* Start Stored data *
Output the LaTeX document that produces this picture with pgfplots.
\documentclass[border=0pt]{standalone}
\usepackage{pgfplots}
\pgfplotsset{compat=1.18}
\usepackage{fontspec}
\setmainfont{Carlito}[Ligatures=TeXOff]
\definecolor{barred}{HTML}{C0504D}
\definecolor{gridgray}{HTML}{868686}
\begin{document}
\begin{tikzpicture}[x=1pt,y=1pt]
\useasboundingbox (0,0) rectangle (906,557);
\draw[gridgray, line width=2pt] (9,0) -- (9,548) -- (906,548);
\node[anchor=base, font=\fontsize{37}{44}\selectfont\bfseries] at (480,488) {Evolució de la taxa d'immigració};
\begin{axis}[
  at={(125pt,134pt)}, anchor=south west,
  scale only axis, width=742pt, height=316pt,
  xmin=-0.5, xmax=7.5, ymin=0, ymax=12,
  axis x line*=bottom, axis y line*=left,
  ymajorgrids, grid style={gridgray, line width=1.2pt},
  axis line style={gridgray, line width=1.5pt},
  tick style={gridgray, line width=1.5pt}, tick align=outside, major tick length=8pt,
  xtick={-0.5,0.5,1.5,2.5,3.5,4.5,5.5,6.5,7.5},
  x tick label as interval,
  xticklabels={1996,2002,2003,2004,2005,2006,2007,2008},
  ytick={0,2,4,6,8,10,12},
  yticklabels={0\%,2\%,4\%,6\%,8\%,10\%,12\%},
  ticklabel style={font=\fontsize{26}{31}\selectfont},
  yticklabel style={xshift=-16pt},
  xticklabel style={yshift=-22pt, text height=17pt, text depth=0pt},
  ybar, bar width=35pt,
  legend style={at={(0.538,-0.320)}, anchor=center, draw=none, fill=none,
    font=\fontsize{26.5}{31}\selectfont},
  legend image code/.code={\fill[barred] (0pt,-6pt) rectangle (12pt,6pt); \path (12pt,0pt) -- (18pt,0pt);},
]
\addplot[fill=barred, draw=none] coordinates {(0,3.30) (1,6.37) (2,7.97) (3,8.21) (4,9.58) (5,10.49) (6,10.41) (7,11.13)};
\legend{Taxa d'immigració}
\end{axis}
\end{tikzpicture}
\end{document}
* End Stored data *
* Start Stored data *
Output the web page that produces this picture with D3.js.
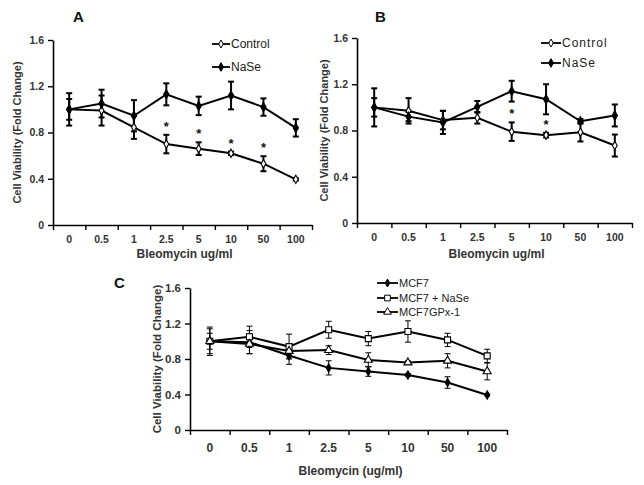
* End Stored data *
* Start Stored data *
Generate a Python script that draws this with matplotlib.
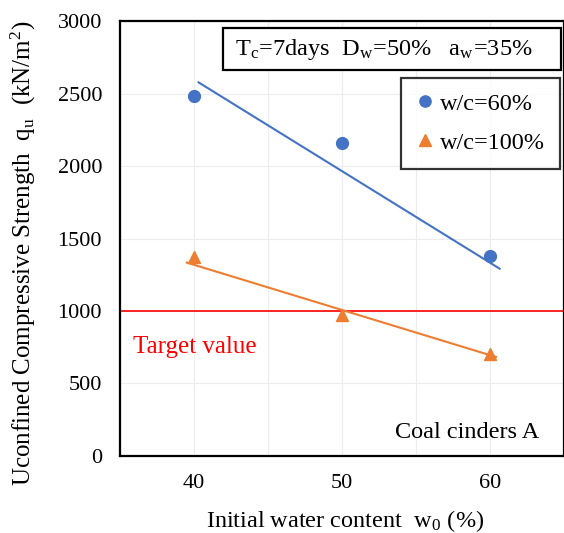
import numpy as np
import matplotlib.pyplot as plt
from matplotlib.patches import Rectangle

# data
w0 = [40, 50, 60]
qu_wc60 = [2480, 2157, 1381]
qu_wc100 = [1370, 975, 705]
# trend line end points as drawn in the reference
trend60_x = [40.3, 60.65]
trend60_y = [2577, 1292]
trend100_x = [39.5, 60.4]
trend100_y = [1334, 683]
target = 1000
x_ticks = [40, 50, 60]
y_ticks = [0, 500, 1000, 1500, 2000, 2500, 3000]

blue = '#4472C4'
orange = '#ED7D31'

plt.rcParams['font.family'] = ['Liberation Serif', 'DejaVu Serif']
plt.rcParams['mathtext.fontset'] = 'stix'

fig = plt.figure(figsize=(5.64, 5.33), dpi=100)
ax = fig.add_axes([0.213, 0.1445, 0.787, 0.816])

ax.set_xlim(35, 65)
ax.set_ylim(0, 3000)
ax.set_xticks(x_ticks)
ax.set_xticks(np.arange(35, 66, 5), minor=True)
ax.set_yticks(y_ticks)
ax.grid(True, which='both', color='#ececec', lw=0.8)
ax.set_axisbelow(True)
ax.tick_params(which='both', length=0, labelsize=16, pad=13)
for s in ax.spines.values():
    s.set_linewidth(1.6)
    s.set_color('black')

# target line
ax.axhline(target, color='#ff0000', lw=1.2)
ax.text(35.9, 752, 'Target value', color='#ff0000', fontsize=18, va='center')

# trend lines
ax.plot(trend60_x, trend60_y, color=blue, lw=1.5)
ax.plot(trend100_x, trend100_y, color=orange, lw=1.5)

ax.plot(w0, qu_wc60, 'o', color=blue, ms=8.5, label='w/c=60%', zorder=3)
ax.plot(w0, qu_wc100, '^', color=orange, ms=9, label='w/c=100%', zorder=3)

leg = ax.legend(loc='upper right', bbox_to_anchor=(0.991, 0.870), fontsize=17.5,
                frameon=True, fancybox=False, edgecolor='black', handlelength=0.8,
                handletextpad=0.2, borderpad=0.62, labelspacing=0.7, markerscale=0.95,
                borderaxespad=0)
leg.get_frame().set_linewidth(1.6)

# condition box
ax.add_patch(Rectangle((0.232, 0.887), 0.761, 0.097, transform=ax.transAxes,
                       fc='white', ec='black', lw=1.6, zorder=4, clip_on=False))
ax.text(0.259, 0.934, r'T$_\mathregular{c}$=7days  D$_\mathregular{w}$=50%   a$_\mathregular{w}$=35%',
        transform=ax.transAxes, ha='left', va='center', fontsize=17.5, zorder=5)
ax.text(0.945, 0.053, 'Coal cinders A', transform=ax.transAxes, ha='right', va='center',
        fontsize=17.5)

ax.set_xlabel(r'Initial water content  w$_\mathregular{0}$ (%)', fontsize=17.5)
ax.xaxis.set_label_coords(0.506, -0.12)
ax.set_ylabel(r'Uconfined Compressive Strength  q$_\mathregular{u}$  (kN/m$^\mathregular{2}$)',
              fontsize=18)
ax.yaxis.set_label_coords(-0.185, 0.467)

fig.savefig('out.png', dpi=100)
* End Stored data *
▶ _Instructions for the task_:
Give only the lines from the one with "Generate a Python" to the one with "ax = fig.add_axes([0.213, 0.1445, 0.787, 0.816])", both included, again and exactly; leave the images out.

▶ _Output for this task_:
Generate a Python script that draws this with matplotlib.
import numpy as np
import matplotlib.pyplot as plt
from matplotlib.patches import Rectangle

# data
w0 = [40, 50, 60]
qu_wc60 = [2480, 2157, 1381]
qu_wc100 = [1370, 975, 705]
# trend line end points as drawn in the reference
trend60_x = [40.3, 60.65]
trend60_y = [2577, 1292]
trend100_x = [39.5, 60.4]
trend100_y = [1334, 683]
target = 1000
x_ticks = [40, 50, 60]
y_ticks = [0, 500, 1000, 1500, 2000, 2500, 3000]

blue = '#4472C4'
orange = '#ED7D31'

plt.rcParams['font.family'] = ['Liberation Serif', 'DejaVu Serif']
plt.rcParams['mathtext.fontset'] = 'stix'

fig = plt.figure(figsize=(5.64, 5.33), dpi=100)
ax = fig.add_axes([0.213, 0.1445, 0.787, 0.816])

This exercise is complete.